(Part 2) (see Part 1 )
David Nicholls, Partner at HopgoodGanim Lawyers
Queensland Heritage Act 1992 (Heritage Act)
The objective of the Heritage Act is to provide for the conservation of Queensland's cultural heritage for the benefit of community and future generations27. The objects clause sets out a number of ways in which this is to be primarily achieved, including the establishment of the Queensland Heritage Register and Local Heritage Registers, and "regulating in conjunction with other legislation development affecting the cultural heritage significance of registered places"28. Further, in exercising powers conferred by the Heritage Act, the Minister and other people concerned in its administration must seek to achieve:
- the retention of the cultural heritage significance of the places and artefacts to which it applies; and
- the greatest sustainable benefit to the community from those places and artefacts consistent with the conservation of their cultural heritage significance29.

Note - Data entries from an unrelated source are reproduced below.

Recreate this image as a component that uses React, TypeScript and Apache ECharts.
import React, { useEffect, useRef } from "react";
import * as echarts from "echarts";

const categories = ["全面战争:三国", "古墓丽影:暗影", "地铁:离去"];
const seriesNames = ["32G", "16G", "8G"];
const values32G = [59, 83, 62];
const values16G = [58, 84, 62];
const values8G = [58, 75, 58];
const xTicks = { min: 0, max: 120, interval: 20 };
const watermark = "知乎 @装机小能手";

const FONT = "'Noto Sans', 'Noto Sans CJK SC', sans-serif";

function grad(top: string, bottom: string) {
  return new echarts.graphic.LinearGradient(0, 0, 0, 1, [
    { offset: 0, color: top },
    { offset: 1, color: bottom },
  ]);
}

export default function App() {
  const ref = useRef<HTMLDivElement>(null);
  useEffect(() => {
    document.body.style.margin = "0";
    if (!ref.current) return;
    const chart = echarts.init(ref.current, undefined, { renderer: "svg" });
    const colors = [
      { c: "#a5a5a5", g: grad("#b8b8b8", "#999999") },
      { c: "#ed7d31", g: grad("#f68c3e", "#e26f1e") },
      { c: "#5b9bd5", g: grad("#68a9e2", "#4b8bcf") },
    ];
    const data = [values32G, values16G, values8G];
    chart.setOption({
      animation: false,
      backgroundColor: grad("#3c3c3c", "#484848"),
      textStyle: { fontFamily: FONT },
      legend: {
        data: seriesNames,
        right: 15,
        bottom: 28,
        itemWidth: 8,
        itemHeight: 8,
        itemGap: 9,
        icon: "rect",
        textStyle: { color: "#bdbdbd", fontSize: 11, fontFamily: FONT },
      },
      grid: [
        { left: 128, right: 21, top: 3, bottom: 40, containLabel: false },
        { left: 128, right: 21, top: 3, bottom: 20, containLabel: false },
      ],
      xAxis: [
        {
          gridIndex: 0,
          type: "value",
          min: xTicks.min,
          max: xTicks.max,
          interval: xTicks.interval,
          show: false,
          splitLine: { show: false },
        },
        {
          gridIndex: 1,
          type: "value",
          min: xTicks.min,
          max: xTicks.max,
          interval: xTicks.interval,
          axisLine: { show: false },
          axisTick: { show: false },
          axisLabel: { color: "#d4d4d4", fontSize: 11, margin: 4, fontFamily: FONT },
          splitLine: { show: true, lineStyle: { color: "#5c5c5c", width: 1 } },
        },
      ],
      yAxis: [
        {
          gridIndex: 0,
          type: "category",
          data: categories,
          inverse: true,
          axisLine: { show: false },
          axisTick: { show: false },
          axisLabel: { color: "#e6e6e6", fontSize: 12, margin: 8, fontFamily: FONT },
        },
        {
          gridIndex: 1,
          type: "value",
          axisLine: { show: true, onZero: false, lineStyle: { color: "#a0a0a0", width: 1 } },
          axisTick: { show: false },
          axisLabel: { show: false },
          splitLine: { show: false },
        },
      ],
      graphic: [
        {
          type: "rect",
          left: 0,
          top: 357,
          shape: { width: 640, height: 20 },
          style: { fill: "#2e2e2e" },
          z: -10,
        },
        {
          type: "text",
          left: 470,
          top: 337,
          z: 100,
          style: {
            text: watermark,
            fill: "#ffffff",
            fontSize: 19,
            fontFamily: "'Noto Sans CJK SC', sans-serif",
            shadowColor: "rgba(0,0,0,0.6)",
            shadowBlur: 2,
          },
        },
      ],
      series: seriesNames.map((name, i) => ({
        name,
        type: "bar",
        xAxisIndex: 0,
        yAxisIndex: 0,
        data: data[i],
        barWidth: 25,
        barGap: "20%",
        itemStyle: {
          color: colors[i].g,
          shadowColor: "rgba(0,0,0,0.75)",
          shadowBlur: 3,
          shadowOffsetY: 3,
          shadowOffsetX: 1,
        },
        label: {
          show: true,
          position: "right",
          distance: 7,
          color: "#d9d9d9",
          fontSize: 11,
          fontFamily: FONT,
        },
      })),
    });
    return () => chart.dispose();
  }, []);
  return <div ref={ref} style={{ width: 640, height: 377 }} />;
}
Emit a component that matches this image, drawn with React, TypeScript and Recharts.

Section 68 of the Heritage Act provides that where the Chief Executive is the assessment manager or a referral agency for a development application for development on a State heritage place, the Chief Executive must assess the application against the object of the Heritage Act. The Chief Executive is, however, not released from the obligation under section 4(1)(b) or (c) to have regard to the purpose of the SPA. The purpose of the SPA through the breadth of its definition of the term "environment", includes managing the effects of development on places of cultural heritage significance. There is, again, a degree of synergy between the objects of the two Acts. Further, section 68(2) and (3) of the Heritage Act call into play safety, health and economic considerations, amongst others, in arriving at a decision as to whether the Chief Executive as assessment manager or as a concurrence agency should refuse or direct refusal of a development application. This is consistent with the balancing of competing factors required to advance the purpose of the SPA, to which the Chief Executive administering the Heritage Act must have regard.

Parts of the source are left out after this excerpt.